Posted at 10:43pm on Tuesday, April 14th, 2009 by Andy
Two links doing the rounds of Twitter today bear a striking similarity; so much so that I was pretty sure I was going to end up at the same page when following the (un)fashionably shortened URLs:
What both stories tell are frankly horrifying tales of uncontrolled dumping of toxic waste of varying kinds in unpoliced waters.
Comment is hard; the degree of damage already done and the huge task of stopping it (even if anyone actually wanted to try) makes me just want to bury my head… How do you say? Stop the world I want to get off.
Posted at 5:11pm on Saturday, April 4th, 2009 by Andy
Coming firmly into the “you learn something new every day” category. Bright Green environmentalism; environmental sustainability through technological change and advance. As compared to Light Green (personal lifestyle change) and Dark Green (socio-political change).

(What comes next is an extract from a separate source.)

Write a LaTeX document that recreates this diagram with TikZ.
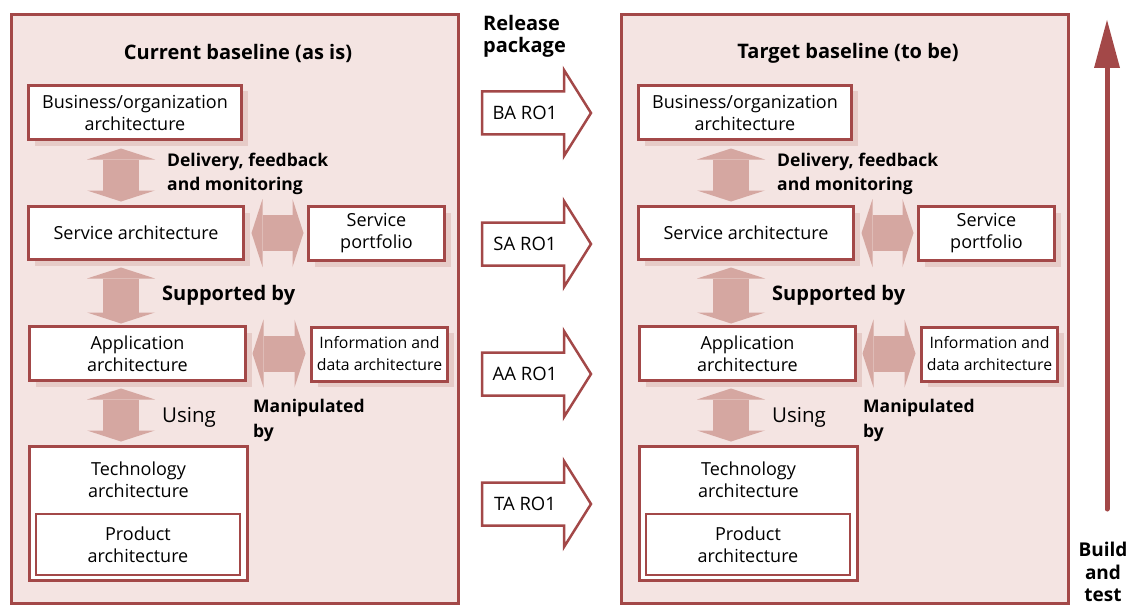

Posted at 1:34pm on Tuesday, June 3rd, 2008 by Andy
A few weeks ago there was a flurry of news and comment around the Soil Association’s proposal to remove the Organic marque from food that had been flown in to Britain. At the time the Kenyans (among others) were rightly up in arms about the effect it would have on their economies. On the Today program a Kenyan representative very carefully pointed out that the environmental impact of heated glasshouse grown vegetables was much higher than that of food grown without heat and shipped in.

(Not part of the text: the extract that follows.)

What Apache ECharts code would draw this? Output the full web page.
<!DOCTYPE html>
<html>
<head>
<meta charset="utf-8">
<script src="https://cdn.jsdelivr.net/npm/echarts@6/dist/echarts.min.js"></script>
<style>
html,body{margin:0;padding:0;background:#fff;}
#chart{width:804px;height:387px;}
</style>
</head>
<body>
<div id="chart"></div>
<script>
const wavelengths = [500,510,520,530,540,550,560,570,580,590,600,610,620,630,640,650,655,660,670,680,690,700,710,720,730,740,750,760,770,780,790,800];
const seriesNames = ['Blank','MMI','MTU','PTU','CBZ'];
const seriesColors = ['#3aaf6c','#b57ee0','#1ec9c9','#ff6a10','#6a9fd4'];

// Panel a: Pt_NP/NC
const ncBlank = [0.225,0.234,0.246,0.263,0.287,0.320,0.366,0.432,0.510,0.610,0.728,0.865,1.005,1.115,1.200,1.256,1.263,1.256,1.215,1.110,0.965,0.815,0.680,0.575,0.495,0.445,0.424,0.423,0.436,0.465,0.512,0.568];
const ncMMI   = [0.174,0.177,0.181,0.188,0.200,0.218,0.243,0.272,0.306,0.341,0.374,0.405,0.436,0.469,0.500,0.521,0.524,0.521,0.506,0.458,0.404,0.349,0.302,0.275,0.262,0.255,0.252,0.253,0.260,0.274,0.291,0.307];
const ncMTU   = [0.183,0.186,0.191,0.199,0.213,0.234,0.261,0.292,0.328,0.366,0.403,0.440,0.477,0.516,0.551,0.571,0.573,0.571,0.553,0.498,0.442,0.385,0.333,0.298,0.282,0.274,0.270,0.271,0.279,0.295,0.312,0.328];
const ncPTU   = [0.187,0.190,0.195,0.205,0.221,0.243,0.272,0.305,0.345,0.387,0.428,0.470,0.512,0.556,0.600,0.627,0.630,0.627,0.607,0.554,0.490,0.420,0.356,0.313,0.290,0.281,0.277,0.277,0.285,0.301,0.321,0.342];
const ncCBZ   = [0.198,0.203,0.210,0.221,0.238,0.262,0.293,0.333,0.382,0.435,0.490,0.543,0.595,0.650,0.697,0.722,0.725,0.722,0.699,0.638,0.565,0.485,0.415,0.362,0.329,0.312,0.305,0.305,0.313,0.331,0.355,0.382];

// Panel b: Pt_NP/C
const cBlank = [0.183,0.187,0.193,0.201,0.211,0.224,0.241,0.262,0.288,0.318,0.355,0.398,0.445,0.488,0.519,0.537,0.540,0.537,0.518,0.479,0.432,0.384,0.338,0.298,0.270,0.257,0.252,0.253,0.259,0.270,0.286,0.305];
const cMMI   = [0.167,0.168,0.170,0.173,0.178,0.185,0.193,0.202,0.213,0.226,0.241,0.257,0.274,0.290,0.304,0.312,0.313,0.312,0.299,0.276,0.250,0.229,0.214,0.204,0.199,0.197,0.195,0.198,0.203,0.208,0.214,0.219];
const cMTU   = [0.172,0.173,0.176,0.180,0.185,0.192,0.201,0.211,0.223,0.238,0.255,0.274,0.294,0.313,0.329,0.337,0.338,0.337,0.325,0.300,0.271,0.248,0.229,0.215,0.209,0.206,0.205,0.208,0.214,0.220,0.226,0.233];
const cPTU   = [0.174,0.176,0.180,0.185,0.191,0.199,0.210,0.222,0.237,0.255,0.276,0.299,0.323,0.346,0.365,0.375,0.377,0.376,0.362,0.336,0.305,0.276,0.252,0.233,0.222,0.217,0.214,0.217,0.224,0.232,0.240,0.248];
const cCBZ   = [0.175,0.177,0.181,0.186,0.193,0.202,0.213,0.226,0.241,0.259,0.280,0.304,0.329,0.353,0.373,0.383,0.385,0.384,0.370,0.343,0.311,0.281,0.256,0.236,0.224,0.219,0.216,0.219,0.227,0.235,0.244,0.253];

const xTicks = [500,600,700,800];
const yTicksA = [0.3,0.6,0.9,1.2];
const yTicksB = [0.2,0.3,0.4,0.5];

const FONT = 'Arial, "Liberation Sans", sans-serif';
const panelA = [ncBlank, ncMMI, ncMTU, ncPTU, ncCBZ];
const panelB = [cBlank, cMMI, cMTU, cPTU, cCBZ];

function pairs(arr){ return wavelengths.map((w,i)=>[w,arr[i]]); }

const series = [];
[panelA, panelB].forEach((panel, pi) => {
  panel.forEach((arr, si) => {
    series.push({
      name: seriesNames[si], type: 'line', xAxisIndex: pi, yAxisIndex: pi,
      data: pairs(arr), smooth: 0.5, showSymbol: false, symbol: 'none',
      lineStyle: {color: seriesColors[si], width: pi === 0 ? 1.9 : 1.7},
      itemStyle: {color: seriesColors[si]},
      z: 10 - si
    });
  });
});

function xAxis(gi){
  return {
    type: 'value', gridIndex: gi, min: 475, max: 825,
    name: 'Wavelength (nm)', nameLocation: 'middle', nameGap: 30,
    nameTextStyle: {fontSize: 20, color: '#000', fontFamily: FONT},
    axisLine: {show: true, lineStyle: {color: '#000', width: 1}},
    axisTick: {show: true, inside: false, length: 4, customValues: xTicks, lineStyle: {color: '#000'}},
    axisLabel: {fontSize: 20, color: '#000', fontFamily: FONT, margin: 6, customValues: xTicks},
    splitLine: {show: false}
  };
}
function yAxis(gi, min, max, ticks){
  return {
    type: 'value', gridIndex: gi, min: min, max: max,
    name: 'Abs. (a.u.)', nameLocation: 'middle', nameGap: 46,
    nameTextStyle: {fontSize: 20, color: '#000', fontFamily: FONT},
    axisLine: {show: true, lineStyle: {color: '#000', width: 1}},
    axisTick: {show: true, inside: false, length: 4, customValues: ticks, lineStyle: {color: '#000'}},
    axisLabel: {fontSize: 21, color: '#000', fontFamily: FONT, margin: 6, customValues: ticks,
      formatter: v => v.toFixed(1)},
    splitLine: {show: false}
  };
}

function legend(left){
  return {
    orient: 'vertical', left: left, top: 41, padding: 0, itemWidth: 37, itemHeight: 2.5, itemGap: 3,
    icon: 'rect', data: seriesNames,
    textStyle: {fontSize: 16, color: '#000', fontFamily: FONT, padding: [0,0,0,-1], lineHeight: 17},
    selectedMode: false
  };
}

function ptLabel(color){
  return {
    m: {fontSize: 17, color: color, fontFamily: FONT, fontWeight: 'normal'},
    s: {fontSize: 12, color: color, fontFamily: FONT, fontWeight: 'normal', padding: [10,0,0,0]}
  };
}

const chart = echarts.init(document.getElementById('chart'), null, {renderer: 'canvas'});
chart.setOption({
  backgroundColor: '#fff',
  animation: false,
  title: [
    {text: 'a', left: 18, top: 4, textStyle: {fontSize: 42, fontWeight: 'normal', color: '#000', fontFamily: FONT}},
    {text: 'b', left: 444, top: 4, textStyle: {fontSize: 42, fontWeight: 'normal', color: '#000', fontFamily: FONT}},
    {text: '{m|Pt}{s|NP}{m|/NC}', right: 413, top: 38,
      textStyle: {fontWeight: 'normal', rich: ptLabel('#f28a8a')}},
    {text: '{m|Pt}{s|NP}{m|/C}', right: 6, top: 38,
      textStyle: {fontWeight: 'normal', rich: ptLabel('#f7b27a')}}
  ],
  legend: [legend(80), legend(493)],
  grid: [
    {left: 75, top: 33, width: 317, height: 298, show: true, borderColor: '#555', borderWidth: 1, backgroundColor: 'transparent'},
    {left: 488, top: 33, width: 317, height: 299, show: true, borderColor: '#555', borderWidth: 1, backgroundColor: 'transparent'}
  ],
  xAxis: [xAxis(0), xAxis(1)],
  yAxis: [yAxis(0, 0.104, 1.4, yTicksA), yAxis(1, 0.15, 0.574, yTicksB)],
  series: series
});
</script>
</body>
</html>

While this report at Riverford only talks about Spain/Italy and road freight, rather than Kenya and air freight, it does highlight the easy confusion about what is actually green.

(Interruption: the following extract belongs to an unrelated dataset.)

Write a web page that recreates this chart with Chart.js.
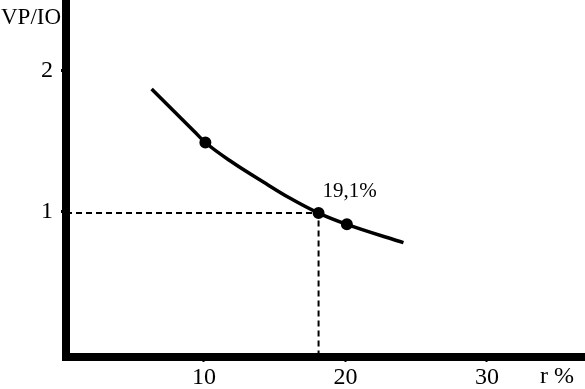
<!DOCTYPE html>
<html lang="en">
<head>
    <meta charset="UTF-8">
    <title>VP/IO vs r %</title>
    <script src="https://cdn.jsdelivr.net/npm/chart.js"></script>
    <style>
        body { margin: 0; background: #fff; }
        .chart-container { width: 585px; height: 389px; position: relative; }
    </style>
</head>
<body>
    <div class="chart-container"><canvas id="chart"></canvas></div>

    <script>
        // values
        const curveX = [6.3, 9.3, 10.1, 12.0, 14.2, 16.0, 18.1, 20.1, 24.1];
        const curveY = [1.87, 1.57, 1.49, 1.35, 1.21, 1.10, 0.99, 0.91, 0.78];
        const pointX = [10.1, 18.1, 20.1];
        const pointY = [1.49, 0.99, 0.91];
        const markIndex = 1;
        const markLabel = '19,1%';
        const xTicks = [10, 20, 30];
        const yTicks = [1, 2];
        const yTitle = 'VP/IO';
        const xTitle = 'r %';

        const serif = '"Liberation Serif", "DejaVu Serif", serif';
        const xMin = 0.25, xMax = 36.93, yMin = -0.03, yMax = 2.5;

        const curve = curveX.map((x, i) => ({ x: x, y: curveY[i] }));
        const points = pointX.map((x, i) => ({ x: x, y: pointY[i] }));
        const guide = [
            { x: xMin, y: pointY[markIndex] },
            { x: pointX[markIndex], y: pointY[markIndex] },
            { x: pointX[markIndex], y: yMin }
        ];

        const textPlugin = {
            id: 'texts',
            afterDatasetsDraw(chart) {
                const ctx = chart.ctx;
                const xs = chart.scales.x, ys = chart.scales.y;
                ctx.save();
                ctx.fillStyle = '#000';
                ctx.textBaseline = 'alphabetic';
                ctx.textAlign = 'left';
                ctx.font = '21px ' + serif;
                ctx.fillText(markLabel, xs.getPixelForValue(pointX[markIndex]) + 4,
                    ys.getPixelForValue(pointY[markIndex]) - 16);
                ctx.font = '23px ' + serif;
                ctx.fillText(yTitle, 1, 24);
                ctx.font = '24px ' + serif;
                ctx.fillText(xTitle, 540, 383);
                ctx.restore();
            }
        };

        new Chart(document.getElementById('chart'), {
            type: 'line',
            data: {
                datasets: [
                    {
                        data: guide,
                        borderColor: '#000',
                        borderWidth: 2,
                        borderDash: [6, 4],
                        pointRadius: 0,
                        fill: false
                    },
                    {
                        data: curve,
                        borderColor: '#000',
                        borderWidth: 3.5,
                        cubicInterpolationMode: 'monotone',
                        pointRadius: 0,
                        fill: false
                    },
                    {
                        data: points,
                        showLine: false,
                        pointRadius: 9,
                        pointBackgroundColor: '#000',
                        pointBorderColor: '#fff',
                        pointBorderWidth: 6,
                        pointHoverRadius: 9
                    }
                ]
            },
            options: {
                responsive: true,
                maintainAspectRatio: false,
                animation: false,
                layout: { padding: 0, autoPadding: false },
                plugins: { legend: { display: false }, tooltip: { enabled: false } },
                scales: {
                    x: {
                        type: 'linear',
                        min: xMin,
                        max: xMax,
                        afterBuildTicks: s => { s.ticks = xTicks.map(v => ({ value: v })); },
                        afterFit: s => { s.height = 32; s.paddingLeft = 0; s.paddingRight = 0; },
                        grid: { drawOnChartArea: false, color: '#000', tickLength: 5, tickWidth: 2 },
                        border: { display: true, color: '#000', width: 8 },
                        ticks: { color: '#000', padding: 1, font: { family: serif, size: 24 }, maxRotation: 0 }
                    },
                    y: {
                        type: 'linear',
                        min: yMin,
                        max: yMax,
                        afterBuildTicks: s => { s.ticks = yTicks.map(v => ({ value: v })); },
                        afterFit: s => { s.width = 66; s.paddingTop = 0; s.paddingBottom = 0; },
                        grid: { drawOnChartArea: false, color: '#000', tickLength: 5, tickWidth: 3 },
                        border: { display: true, color: '#000', width: 8 },
                        ticks: { color: '#000', padding: 8, font: { family: serif, size: 24 } }
                    }
                }
            },
            plugins: [textPlugin]
        });
    </script>
</body>
</html>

It leads me to a gripe, too. When did “Organic” stop meaning “grown without chemicals” and start meaning “meeting whatever random criteria public opinion has badgered us into”? Like the Fairtrade movement the Soil Association should be very careful about diluting or confusing its brand.
I didn’t realise that Fairtrade products had to come from collective owned/operated farms and I didn’t realise that Organic meant more than no chemicals.
Confusion, obfuscation and brand overreach leads the consumer into a bewildering array of uninformed decisions; exactly what these marques were supposed to stop happening.
Oh. And while I’m on consumer confusion… WTF is with this advert for McCains Rustic oven chips? Only showing 4 of the 5 traffic lights is downright misleading, and should be banned outright, right now.